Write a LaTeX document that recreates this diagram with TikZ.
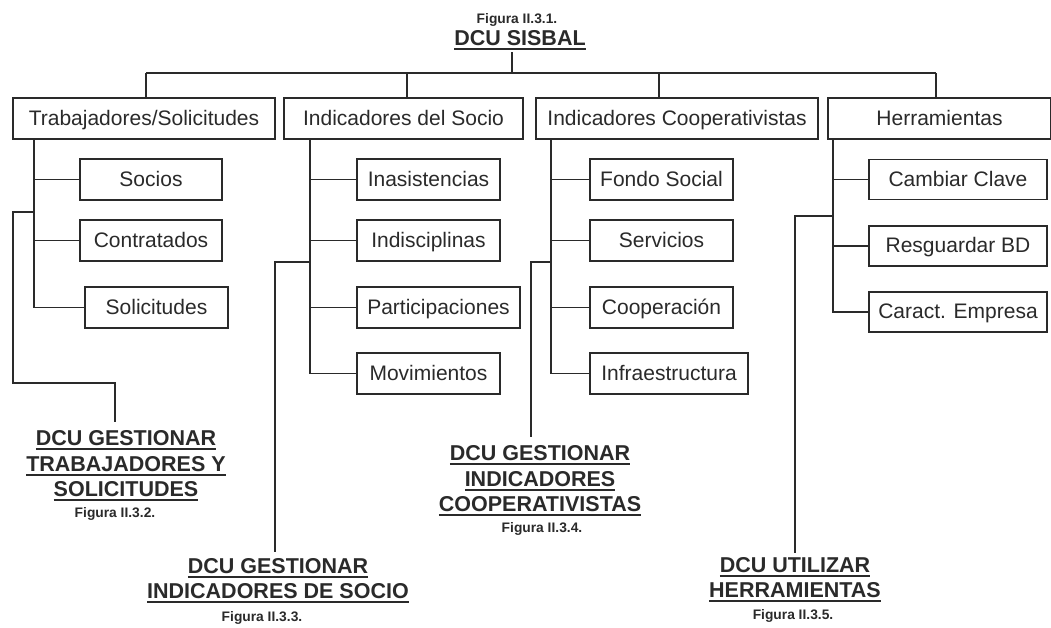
\documentclass[tikz,border=0pt]{standalone}
\usepackage{fontspec}
\setmainfont{Liberation Sans}
\definecolor{ink}{HTML}{2A2A2A}
\newsavebox\ulbox
\newcommand\myul[1]{\sbox\ulbox{#1}\rlap{\rule[-4.8pt]{\wd\ulbox}{1.7pt}}\usebox\ulbox}
\begin{document}
\begin{tikzpicture}[x=1pt,y=-1pt,
  wire/.style={draw=ink, line width=1.8pt},
  box/.style={draw=ink, line width=1.8pt, fill=white, inner sep=0pt, minimum height=41pt,
    text height=17pt, text depth=4pt,
    font=\fontsize{21}{25}\selectfont, text=ink},
  ttl/.style={font=\bfseries\fontsize{21.5}{25}\selectfont, anchor=base, inner sep=0pt, text=ink},
  fig/.style={font=\bfseries\fontsize{13.8}{15}\selectfont, anchor=base, inner sep=0pt, text=ink}]
\useasboundingbox (0,0) rectangle (1051,627);

% root
\node[fig] (f1) at (517,23) {Figura II.3.1.};
\node[ttl] (root) at (520,45) {\myul{DCU SISBAL}};

% top level boxes
\node[box, minimum width=262pt] (T) at (144,118.5) {Trabajadores/Solicitudes};
\node[box, minimum width=239pt] (S) at (403.5,118.5) {Indicadores del Socio};
\node[box, minimum width=282pt] (C) at (677,118.5) {Indicadores Cooperativistas};
\node[box, minimum width=223pt] (H) at (939.5,118.5) {Herramientas};

% bus
\coordinate (rf) at (512,52);
\coordinate (bus) at (512,73);
\coordinate (dT) at (146,73);
\coordinate (dS) at (407,73);
\coordinate (dC) at (659,73);
\coordinate (dH) at (936,73);
\draw[wire] (rf) -- (bus);
\draw[wire] (dT) -- (dH);
\draw[wire] (dT) -- (dT |- T.north);
\draw[wire] (dS) -- (dS |- S.north);
\draw[wire] (dC) -- (dC |- C.north);
\draw[wire] (dH) -- (dH |- H.north);

% column T
\node[box, minimum width=142pt] (soc) at (151,179.5) {Socios};
\node[box, minimum width=142pt] (con) at (151,240.5) {Contratados};
\node[box, minimum width=143pt] (sol) at (156.5,307.5) {Solicitudes};
\coordinate (vT) at (34,139);
\draw[wire] (vT) |- (sol.west);
\draw[wire] (vT |- soc.west) -- (soc.west);
\draw[wire] (vT |- con.west) -- (con.west);

% column S
\node[box, minimum width=143pt] (ina) at (428.5,179.5) {Inasistencias};
\node[box, minimum width=143pt] (ind) at (428.5,240.5) {Indisciplinas};
\node[box, minimum width=163pt] (par) at (438.5,307.5) {Participaciones};
\node[box, minimum width=143pt] (mov) at (428.5,373.5) {Movimientos};
\coordinate (vS) at (310,139);
\draw[wire] (vS) |- (mov.west);
\draw[wire] (vS |- ina.west) -- (ina.west);
\draw[wire] (vS |- ind.west) -- (ind.west);
\draw[wire] (vS |- par.west) -- (par.west);

% column C
\node[box, minimum width=143pt] (fon) at (661.5,179.5) {Fondo Social};
\node[box, minimum width=143pt] (ser) at (661.5,240.5) {Servicios};
\node[box, minimum width=143pt] (coo) at (661.5,307.5) {Cooperación};
\node[box, minimum width=158pt] (inf) at (669,373.5) {Infraestructura};
\coordinate (vC) at (551,139);
\draw[wire] (vC) |- (inf.west);
\draw[wire] (vC |- fon.west) -- (fon.west);
\draw[wire] (vC |- ser.west) -- (ser.west);
\draw[wire] (vC |- coo.west) -- (coo.west);

% column H
\node[box, minimum width=178pt, minimum height=40pt] (cam) at (958,179.5) {Cambiar Clave};
\node[box, minimum width=178pt, minimum height=40pt] (res) at (958,246) {Resguardar BD};
\node[box, minimum width=178pt, minimum height=40pt] (car) at (958,312) {Caract. Empresa};
\coordinate (vH) at (833,139);
\draw[wire] (vH) |- (car.west);
\draw[wire] (vH |- cam.west) -- (cam.west);
\draw[wire] (vH |- res.west) -- (res.west);

% sub-diagram references
\coordinate (jT) at (34,212);
\coordinate (eT) at (115,422);
\draw[wire] (jT) -- (13,212) -- (13,383) -| (eT);
\node[ttl] (tA) at (126,445) {\myul{DCU GESTIONAR}};
\node[ttl] (tB) at (126,471) {\myul{TRABAJADORES Y}};
\node[ttl] (tC) at (126,496) {\myul{SOLICITUDES}};
\node[fig] (tF) at (115,517) {Figura II.3.2.};

\coordinate (jS) at (310,262);
\coordinate (eS) at (275,552);
\draw[wire] (jS) -| (eS);
\node[ttl] (sA) at (278,573) {\myul{DCU GESTIONAR}};
\node[ttl] (sB) at (278,598) {\myul{INDICADORES DE SOCIO}};
\node[fig] (sF) at (262,621) {Figura II.3.3.};

\coordinate (jC) at (551,262);
\coordinate (eC) at (531,437);
\draw[wire] (jC) -| (eC);
\node[ttl] (cA) at (540,460) {\myul{DCU GESTIONAR}};
\node[ttl] (cB) at (540,486) {\myul{INDICADORES}};
\node[ttl] (cC) at (540,511) {\myul{COOPERATIVISTAS}};
\node[fig] (cF) at (542,532) {Figura II.3.4.};

\coordinate (jH) at (833,216);
\coordinate (eH) at (795,553);
\draw[wire] (jH) -| (eH);
\node[ttl] (hA) at (795,572) {\myul{DCU UTILIZAR}};
\node[ttl] (hB) at (795,597) {\myul{HERRAMIENTAS}};
\node[fig] (hF) at (793,619) {Figura II.3.5.};
\end{tikzpicture}
\end{document}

## WHAT THE EXERCISE ASKS:
Transcribe each line above verbatim, with the pictures left out.

## RESPONSE BELOW:
Write a LaTeX document that recreates this diagram with TikZ.
\documentclass[tikz,border=0pt]{standalone}
\usepackage{fontspec}
\setmainfont{Liberation Sans}
\definecolor{ink}{HTML}{2A2A2A}
\newsavebox\ulbox
\newcommand\myul[1]{\sbox\ulbox{#1}\rlap{\rule[-4.8pt]{\wd\ulbox}{1.7pt}}\usebox\ulbox}
\begin{document}
\begin{tikzpicture}[x=1pt,y=-1pt,
  wire/.style={draw=ink, line width=1.8pt},
  box/.style={draw=ink, line width=1.8pt, fill=white, inner sep=0pt, minimum height=41pt,
    text height=17pt, text depth=4pt,
    font=\fontsize{21}{25}\selectfont, text=ink},
  ttl/.style={font=\bfseries\fontsize{21.5}{25}\selectfont, anchor=base, inner sep=0pt, text=ink},
  fig/.style={font=\bfseries\fontsize{13.8}{15}\selectfont, anchor=base, inner sep=0pt, text=ink}]
\useasboundingbox (0,0) rectangle (1051,627);

% root
\node[fig] (f1) at (517,23) {Figura II.3.1.};
\node[ttl] (root) at (520,45) {\myul{DCU SISBAL}};

% top level boxes
\node[box, minimum width=262pt] (T) at (144,118.5) {Trabajadores/Solicitudes};
\node[box, minimum width=239pt] (S) at (403.5,118.5) {Indicadores del Socio};
\node[box, minimum width=282pt] (C) at (677,118.5) {Indicadores Cooperativistas};
\node[box, minimum width=223pt] (H) at (939.5,118.5) {Herramientas};

% bus
\coordinate (rf) at (512,52);
\coordinate (bus) at (512,73);
\coordinate (dT) at (146,73);
\coordinate (dS) at (407,73);
\coordinate (dC) at (659,73);
\coordinate (dH) at (936,73);
\draw[wire] (rf) -- (bus);
\draw[wire] (dT) -- (dH);
\draw[wire] (dT) -- (dT |- T.north);
\draw[wire] (dS) -- (dS |- S.north);
\draw[wire] (dC) -- (dC |- C.north);
\draw[wire] (dH) -- (dH |- H.north);

% column T
\node[box, minimum width=142pt] (soc) at (151,179.5) {Socios};
\node[box, minimum width=142pt] (con) at (151,240.5) {Contratados};
\node[box, minimum width=143pt] (sol) at (156.5,307.5) {Solicitudes};
\coordinate (vT) at (34,139);
\draw[wire] (vT) |- (sol.west);
\draw[wire] (vT |- soc.west) -- (soc.west);
\draw[wire] (vT |- con.west) -- (con.west);

% column S
\node[box, minimum width=143pt] (ina) at (428.5,179.5) {Inasistencias};
\node[box, minimum width=143pt] (ind) at (428.5,240.5) {Indisciplinas};
\node[box, minimum width=163pt] (par) at (438.5,307.5) {Participaciones};
\node[box, minimum width=143pt] (mov) at (428.5,373.5) {Movimientos};
\coordinate (vS) at (310,139);
\draw[wire] (vS) |- (mov.west);
\draw[wire] (vS |- ina.west) -- (ina.west);
\draw[wire] (vS |- ind.west) -- (ind.west);
\draw[wire] (vS |- par.west) -- (par.west);

% column C
\node[box, minimum width=143pt] (fon) at (661.5,179.5) {Fondo Social};
\node[box, minimum width=143pt] (ser) at (661.5,240.5) {Servicios};
\node[box, minimum width=143pt] (coo) at (661.5,307.5) {Cooperación};
\node[box, minimum width=158pt] (inf) at (669,373.5) {Infraestructura};
\coordinate (vC) at (551,139);
\draw[wire] (vC) |- (inf.west);
\draw[wire] (vC |- fon.west) -- (fon.west);
\draw[wire] (vC |- ser.west) -- (ser.west);
\draw[wire] (vC |- coo.west) -- (coo.west);

% column H
\node[box, minimum width=178pt, minimum height=40pt] (cam) at (958,179.5) {Cambiar Clave};
\node[box, minimum width=178pt, minimum height=40pt] (res) at (958,246) {Resguardar BD};
\node[box, minimum width=178pt, minimum height=40pt] (car) at (958,312) {Caract. Empresa};
\coordinate (vH) at (833,139);
\draw[wire] (vH) |- (car.west);
\draw[wire] (vH |- cam.west) -- (cam.west);
\draw[wire] (vH |- res.west) -- (res.west);

% sub-diagram references
\coordinate (jT) at (34,212);
\coordinate (eT) at (115,422);
\draw[wire] (jT) -- (13,212) -- (13,383) -| (eT);
\node[ttl] (tA) at (126,445) {\myul{DCU GESTIONAR}};
\node[ttl] (tB) at (126,471) {\myul{TRABAJADORES Y}};
\node[ttl] (tC) at (126,496) {\myul{SOLICITUDES}};
\node[fig] (tF) at (115,517) {Figura II.3.2.};

\coordinate (jS) at (310,262);
\coordinate (eS) at (275,552);
\draw[wire] (jS) -| (eS);
\node[ttl] (sA) at (278,573) {\myul{DCU GESTIONAR}};
\node[ttl] (sB) at (278,598) {\myul{INDICADORES DE SOCIO}};
\node[fig] (sF) at (262,621) {Figura II.3.3.};

\coordinate (jC) at (551,262);
\coordinate (eC) at (531,437);
\draw[wire] (jC) -| (eC);
\node[ttl] (cA) at (540,460) {\myul{DCU GESTIONAR}};
\node[ttl] (cB) at (540,486) {\myul{INDICADORES}};
\node[ttl] (cC) at (540,511) {\myul{COOPERATIVISTAS}};
\node[fig] (cF) at (542,532) {Figura II.3.4.};

\coordinate (jH) at (833,216);
\coordinate (eH) at (795,553);
\draw[wire] (jH) -| (eH);
\node[ttl] (hA) at (795,572) {\myul{DCU UTILIZAR}};
\node[ttl] (hB) at (795,597) {\myul{HERRAMIENTAS}};
\node[fig] (hF) at (793,619) {Figura II.3.5.};
\end{tikzpicture}
\end{document}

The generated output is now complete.